Friendship with heroes is not for the faint of heart, or course.  There are hazards that having play-pretend heroes avoids but into which having real life heroes plunges you with abandon.  Both Mike and Charlie were somewhat curmudgeonly.  Both had decided opinions and spoke them with sometimes surprising bluntness.  Both could be, let’s put it charitably, pre-occupied!

But what amazing lives they led, each a story of so many difficulties overcome, lived through, survived, only to emerge stronger, better.  They were examples of Nietzsche’s dictum that what doesn’t kill you makes you stronger.

No one who knew either of them ever doubted for a moment that they were in the presence of a unique person, possessed of great talent and good heart.

At both their memorials, at both of which I was privileged to serve as emcee, the stories that were told painted a picture of a person who touched the lives of those around him and a person whose contribution to his chosen field were unique and lasting.  Many fiction writers attest to the influence of Charlie Stubblefield’s teaching, himself no mean storyteller.  No musician in these parts but would tell what an amazing influence Mike Adams had on our music scene. Gifted in their own right, they encouraged others to find and use their gifts.

I had the pleasure of being on stage with Mike Adams for the Carl Sandburg programs that Kate Benzel originated—he could put together an “ensemble” out of disparate musical talents in one rehearsal!  I’ve been to breakfasts of the old Dudley Bailey breakfast group where we did little else but listen to Charlie spin a tale!

I know a little about our music—about Howard Hansen and Chip Davis and Ann Ronnell and Conor Oberst. I know a little bit about our literature—about the greats (Cather, Eiseley, Neihardt, Wright, Sandoz, Kloefkorn, etc.) and the current crop (Brummels, Hansen, Saiser, Koozer, Mason, Dawes, Bokenkamp, etc.). I know something about the people who painted and sculpted here and the directors and curators of the works of their hands. It’s a rich place, for sure, and this month the Nebraska Center for the Book will recognize Twyla Hansen and Marge Saiser with its Mildred Bennett Award.

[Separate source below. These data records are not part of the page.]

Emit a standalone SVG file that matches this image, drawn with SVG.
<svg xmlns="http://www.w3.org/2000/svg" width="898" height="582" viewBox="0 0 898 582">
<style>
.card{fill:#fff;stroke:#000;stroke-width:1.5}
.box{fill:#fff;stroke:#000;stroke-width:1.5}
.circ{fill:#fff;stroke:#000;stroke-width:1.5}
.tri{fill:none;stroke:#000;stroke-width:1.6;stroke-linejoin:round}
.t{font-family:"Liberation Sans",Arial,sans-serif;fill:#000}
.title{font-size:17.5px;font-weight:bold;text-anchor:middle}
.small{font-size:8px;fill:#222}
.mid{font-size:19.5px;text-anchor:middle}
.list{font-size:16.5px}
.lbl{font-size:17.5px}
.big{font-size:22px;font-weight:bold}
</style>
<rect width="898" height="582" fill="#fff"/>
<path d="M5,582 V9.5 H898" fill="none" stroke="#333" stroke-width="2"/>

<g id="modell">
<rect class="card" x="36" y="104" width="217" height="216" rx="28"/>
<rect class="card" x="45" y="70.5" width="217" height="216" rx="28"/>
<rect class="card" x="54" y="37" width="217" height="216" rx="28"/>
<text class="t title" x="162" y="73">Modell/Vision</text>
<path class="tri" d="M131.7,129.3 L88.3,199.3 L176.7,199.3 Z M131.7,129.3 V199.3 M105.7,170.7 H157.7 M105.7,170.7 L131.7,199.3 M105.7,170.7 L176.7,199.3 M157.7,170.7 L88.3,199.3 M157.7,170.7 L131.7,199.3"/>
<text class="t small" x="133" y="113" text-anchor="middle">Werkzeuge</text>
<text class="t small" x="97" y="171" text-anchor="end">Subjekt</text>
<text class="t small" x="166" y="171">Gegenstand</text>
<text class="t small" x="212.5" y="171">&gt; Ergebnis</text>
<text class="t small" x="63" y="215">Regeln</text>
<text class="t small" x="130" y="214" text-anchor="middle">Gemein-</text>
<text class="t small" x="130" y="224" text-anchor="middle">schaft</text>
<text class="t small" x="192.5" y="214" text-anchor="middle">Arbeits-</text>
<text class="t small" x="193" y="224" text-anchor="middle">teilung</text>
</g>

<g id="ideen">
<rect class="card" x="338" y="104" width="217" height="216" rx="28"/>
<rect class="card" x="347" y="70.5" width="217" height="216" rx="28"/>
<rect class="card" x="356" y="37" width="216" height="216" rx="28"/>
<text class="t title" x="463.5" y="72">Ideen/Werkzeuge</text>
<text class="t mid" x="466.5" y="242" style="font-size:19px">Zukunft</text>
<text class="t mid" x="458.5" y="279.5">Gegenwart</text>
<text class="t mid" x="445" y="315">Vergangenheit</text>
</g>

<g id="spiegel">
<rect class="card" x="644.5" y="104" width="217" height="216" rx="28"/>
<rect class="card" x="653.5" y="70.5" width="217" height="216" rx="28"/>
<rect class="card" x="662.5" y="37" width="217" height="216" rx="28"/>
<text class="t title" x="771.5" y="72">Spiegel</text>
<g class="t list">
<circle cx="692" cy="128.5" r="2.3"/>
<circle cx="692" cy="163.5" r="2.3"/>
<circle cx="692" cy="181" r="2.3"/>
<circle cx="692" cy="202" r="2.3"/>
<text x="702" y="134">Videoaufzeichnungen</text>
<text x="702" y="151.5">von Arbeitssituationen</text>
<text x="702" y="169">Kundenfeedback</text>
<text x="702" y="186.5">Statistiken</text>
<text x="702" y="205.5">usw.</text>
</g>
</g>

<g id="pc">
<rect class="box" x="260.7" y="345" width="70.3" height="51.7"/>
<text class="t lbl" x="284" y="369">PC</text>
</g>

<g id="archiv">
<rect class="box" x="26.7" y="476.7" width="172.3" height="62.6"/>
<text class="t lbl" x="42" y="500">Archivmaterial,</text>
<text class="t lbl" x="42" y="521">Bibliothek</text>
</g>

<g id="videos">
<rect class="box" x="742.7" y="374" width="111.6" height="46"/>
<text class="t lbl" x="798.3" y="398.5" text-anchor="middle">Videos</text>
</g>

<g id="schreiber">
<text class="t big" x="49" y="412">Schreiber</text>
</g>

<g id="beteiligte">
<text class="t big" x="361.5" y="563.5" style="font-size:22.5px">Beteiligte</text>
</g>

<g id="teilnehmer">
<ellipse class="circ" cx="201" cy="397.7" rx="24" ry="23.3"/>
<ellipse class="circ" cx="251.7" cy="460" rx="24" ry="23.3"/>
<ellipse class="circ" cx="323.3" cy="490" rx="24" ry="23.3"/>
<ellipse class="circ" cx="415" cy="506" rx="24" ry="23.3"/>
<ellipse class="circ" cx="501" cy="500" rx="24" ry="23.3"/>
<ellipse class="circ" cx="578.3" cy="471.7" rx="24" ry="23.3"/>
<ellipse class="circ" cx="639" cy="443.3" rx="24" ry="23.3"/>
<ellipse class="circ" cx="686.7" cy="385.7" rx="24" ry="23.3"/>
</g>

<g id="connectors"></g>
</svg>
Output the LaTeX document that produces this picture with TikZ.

But, Kira, I wouldn’t have been unhappy with a license plate inscribed simply “Where Mike Adams and Charlie Stubblefield lived”! Both are heroes to many who knew them, even if they are unlikely to ever enjoy the dubious honor of being heroes to those who didn’t know them at all. Still, I bear in mind these words of Edward Arlington Robinson: “No songs are ended that are ever sung.”